● **Task**
Pictures are not part of the copy. Retype the lines from the first one through the line that contains "(0,0) rectangle (850,994);".
## Start Data for this task
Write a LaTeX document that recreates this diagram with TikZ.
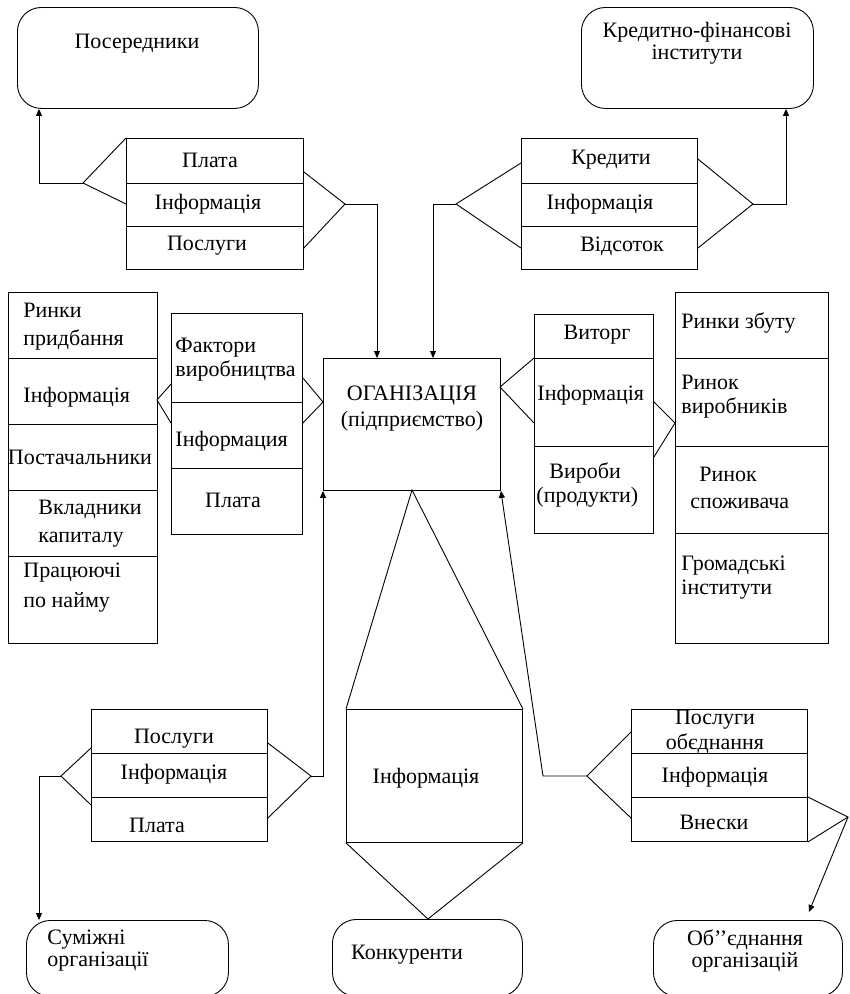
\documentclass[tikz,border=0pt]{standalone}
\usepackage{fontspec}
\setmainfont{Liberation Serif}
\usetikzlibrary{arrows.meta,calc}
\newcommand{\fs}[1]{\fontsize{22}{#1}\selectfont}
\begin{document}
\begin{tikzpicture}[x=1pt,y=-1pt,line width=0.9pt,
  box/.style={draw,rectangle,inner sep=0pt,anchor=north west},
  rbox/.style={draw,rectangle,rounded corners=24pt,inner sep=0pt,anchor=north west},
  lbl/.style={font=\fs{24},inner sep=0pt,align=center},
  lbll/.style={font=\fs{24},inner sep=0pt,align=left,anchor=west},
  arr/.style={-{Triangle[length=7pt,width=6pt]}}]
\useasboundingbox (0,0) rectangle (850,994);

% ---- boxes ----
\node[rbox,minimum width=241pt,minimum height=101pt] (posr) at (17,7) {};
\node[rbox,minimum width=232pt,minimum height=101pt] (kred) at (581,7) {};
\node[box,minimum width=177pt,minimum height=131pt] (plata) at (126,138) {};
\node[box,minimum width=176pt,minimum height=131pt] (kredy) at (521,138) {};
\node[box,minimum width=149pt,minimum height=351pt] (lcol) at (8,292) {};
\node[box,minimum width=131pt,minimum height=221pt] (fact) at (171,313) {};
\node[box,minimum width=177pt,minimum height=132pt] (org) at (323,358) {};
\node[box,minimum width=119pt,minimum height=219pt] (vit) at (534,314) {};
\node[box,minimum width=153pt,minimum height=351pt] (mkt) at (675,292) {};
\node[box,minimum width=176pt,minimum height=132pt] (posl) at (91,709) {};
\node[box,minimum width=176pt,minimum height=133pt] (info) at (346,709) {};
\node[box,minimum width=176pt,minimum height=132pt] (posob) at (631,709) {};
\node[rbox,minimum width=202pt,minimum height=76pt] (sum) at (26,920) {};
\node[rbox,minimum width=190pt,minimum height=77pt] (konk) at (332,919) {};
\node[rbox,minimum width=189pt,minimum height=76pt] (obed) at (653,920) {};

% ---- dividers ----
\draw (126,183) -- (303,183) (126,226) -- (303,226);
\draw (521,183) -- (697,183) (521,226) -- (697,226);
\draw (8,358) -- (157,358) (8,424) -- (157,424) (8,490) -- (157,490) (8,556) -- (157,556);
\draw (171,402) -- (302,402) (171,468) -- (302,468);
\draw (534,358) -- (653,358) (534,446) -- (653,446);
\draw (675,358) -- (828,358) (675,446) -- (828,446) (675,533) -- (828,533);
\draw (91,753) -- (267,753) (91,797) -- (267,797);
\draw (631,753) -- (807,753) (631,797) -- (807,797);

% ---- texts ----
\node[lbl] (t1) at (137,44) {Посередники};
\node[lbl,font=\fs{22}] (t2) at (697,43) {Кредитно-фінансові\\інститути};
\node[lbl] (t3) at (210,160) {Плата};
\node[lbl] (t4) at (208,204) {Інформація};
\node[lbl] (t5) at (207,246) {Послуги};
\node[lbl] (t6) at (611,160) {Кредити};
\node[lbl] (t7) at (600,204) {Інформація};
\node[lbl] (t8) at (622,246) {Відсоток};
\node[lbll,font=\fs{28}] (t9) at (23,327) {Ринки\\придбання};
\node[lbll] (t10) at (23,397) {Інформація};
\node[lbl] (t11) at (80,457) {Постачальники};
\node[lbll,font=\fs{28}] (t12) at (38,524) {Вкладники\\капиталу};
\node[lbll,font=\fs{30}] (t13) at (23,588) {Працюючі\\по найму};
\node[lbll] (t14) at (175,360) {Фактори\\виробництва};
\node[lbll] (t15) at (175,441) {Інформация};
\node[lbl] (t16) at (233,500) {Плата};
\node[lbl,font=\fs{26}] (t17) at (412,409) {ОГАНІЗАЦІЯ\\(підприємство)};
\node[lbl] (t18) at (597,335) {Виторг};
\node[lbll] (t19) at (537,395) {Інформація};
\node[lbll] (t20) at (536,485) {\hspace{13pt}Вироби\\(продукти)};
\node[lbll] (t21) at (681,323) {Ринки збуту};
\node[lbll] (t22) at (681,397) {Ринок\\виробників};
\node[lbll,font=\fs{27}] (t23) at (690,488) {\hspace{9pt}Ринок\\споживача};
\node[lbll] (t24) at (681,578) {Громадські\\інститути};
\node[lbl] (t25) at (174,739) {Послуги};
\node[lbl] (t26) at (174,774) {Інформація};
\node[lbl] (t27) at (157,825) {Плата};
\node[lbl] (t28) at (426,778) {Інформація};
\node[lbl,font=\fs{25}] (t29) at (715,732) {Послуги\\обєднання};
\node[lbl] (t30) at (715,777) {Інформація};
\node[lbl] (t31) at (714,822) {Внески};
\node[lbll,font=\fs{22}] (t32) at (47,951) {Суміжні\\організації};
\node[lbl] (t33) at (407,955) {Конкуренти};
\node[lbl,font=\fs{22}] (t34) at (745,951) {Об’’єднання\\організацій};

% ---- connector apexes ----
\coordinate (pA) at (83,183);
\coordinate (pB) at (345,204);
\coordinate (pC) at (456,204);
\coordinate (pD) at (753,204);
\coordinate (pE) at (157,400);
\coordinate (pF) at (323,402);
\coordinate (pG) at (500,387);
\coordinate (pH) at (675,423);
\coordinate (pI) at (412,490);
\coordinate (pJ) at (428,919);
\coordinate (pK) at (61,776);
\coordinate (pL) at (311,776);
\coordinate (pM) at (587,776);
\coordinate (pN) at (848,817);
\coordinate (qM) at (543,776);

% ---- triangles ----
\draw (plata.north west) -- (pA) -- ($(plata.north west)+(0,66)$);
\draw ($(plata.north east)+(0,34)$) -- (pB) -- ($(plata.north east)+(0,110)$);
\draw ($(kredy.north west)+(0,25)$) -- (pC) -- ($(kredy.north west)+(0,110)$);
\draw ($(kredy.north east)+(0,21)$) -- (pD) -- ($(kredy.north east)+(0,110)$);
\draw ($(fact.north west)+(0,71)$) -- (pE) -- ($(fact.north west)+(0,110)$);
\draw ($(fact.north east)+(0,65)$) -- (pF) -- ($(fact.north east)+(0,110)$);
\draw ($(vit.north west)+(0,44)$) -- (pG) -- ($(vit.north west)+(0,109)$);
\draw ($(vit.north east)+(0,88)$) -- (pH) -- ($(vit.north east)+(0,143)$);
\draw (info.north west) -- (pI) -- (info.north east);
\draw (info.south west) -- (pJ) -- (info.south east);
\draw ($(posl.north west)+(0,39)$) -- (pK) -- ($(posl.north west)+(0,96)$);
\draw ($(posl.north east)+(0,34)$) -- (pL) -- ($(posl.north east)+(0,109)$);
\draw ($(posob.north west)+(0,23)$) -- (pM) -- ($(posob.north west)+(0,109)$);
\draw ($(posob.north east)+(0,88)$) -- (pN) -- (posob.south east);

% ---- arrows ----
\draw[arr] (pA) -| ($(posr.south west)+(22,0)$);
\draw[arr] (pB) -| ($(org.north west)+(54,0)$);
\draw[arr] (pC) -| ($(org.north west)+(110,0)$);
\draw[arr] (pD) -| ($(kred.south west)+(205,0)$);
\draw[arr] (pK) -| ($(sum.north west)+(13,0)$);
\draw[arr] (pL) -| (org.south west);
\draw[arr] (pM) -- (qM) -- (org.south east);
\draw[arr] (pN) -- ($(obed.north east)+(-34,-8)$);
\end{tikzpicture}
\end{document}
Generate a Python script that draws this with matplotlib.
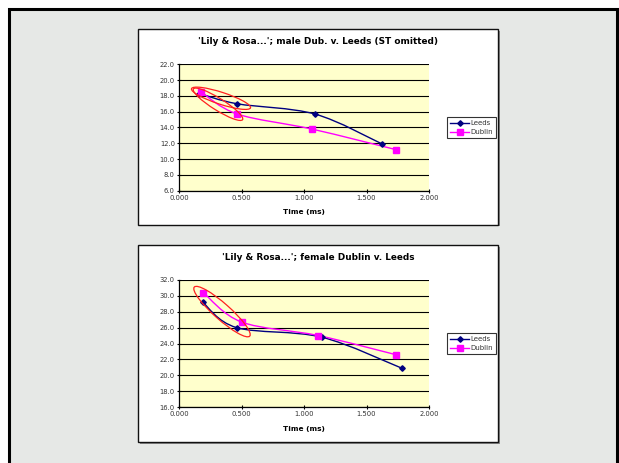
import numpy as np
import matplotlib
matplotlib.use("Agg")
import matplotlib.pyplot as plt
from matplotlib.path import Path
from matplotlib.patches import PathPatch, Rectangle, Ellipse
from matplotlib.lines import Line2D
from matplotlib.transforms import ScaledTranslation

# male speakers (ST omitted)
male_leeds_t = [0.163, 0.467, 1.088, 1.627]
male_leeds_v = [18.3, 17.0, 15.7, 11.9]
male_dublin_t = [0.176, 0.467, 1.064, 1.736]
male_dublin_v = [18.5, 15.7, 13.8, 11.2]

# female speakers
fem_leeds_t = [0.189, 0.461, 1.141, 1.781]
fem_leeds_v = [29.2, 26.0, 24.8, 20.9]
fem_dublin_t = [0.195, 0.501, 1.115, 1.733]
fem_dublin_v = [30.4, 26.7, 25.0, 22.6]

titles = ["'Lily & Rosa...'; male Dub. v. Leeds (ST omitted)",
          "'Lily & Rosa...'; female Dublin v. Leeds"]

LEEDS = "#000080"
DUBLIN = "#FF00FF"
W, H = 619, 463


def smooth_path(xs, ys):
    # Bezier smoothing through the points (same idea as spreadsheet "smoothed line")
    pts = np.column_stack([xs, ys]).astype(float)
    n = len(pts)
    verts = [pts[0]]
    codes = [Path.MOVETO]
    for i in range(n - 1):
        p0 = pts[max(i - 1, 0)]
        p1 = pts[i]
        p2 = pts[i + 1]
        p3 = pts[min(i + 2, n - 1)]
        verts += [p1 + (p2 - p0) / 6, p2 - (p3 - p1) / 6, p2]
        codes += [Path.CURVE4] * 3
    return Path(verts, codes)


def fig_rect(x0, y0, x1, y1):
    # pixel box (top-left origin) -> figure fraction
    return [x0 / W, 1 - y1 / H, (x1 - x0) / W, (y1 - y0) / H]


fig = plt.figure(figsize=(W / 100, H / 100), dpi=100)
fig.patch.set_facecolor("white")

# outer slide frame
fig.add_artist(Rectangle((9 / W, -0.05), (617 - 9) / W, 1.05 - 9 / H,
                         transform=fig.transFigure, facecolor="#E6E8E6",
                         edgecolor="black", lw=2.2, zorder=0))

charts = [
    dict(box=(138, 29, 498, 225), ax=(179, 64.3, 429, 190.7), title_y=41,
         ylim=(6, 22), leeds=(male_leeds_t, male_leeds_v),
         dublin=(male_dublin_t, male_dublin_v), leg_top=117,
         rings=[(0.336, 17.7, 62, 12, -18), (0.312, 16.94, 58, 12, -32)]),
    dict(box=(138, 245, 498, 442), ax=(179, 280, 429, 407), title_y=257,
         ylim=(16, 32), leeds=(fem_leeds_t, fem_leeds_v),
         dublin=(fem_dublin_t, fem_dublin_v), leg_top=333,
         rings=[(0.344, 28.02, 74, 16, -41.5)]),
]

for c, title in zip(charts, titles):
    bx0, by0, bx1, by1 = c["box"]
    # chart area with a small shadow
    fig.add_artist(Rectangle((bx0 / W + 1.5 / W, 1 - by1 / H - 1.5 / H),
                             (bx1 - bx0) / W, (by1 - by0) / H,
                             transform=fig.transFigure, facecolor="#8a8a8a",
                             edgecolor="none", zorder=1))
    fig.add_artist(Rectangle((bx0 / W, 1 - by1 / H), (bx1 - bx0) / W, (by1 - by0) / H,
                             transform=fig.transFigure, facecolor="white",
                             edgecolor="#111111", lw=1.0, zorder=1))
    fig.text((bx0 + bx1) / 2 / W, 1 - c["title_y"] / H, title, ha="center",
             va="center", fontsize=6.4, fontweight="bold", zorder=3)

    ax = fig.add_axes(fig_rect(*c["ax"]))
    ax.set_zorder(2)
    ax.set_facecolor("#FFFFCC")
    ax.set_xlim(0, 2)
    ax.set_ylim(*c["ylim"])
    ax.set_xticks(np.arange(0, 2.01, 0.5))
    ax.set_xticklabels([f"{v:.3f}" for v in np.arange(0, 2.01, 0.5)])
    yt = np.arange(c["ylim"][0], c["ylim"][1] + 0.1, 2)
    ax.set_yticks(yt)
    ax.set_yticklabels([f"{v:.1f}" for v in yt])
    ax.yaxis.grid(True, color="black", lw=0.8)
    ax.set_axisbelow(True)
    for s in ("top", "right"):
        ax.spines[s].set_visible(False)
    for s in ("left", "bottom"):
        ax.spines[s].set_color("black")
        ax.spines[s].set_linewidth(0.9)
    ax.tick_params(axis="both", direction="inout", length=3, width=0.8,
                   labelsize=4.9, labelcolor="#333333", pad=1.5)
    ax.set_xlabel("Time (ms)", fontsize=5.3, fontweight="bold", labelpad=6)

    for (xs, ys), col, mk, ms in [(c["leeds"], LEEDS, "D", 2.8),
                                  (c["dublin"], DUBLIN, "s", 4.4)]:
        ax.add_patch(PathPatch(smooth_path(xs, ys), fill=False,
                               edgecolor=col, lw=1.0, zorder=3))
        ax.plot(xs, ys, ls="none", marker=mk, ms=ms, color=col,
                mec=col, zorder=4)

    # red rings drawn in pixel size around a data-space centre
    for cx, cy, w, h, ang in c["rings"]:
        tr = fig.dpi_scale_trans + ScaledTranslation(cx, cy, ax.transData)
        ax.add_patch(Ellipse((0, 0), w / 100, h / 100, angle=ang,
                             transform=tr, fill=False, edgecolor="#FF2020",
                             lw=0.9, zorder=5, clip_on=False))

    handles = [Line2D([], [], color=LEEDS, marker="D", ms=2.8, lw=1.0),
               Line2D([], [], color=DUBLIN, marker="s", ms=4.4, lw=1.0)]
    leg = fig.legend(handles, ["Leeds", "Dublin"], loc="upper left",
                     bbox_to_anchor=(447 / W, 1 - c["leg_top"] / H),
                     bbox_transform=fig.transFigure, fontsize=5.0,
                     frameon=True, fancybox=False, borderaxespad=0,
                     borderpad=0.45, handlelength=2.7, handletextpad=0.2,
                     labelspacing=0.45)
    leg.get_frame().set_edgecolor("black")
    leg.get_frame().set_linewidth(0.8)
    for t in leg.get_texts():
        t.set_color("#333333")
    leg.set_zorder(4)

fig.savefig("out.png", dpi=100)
## End Data for this task
● **Solution for this exercise**
Write a LaTeX document that recreates this diagram with TikZ.
\documentclass[tikz,border=0pt]{standalone}
\usepackage{fontspec}
\setmainfont{Liberation Serif}
\usetikzlibrary{arrows.meta,calc}
\newcommand{\fs}[1]{\fontsize{22}{#1}\selectfont}
\begin{document}
\begin{tikzpicture}[x=1pt,y=-1pt,line width=0.9pt,
  box/.style={draw,rectangle,inner sep=0pt,anchor=north west},
  rbox/.style={draw,rectangle,rounded corners=24pt,inner sep=0pt,anchor=north west},
  lbl/.style={font=\fs{24},inner sep=0pt,align=center},
  lbll/.style={font=\fs{24},inner sep=0pt,align=left,anchor=west},
  arr/.style={-{Triangle[length=7pt,width=6pt]}}]
\useasboundingbox (0,0) rectangle (850,994);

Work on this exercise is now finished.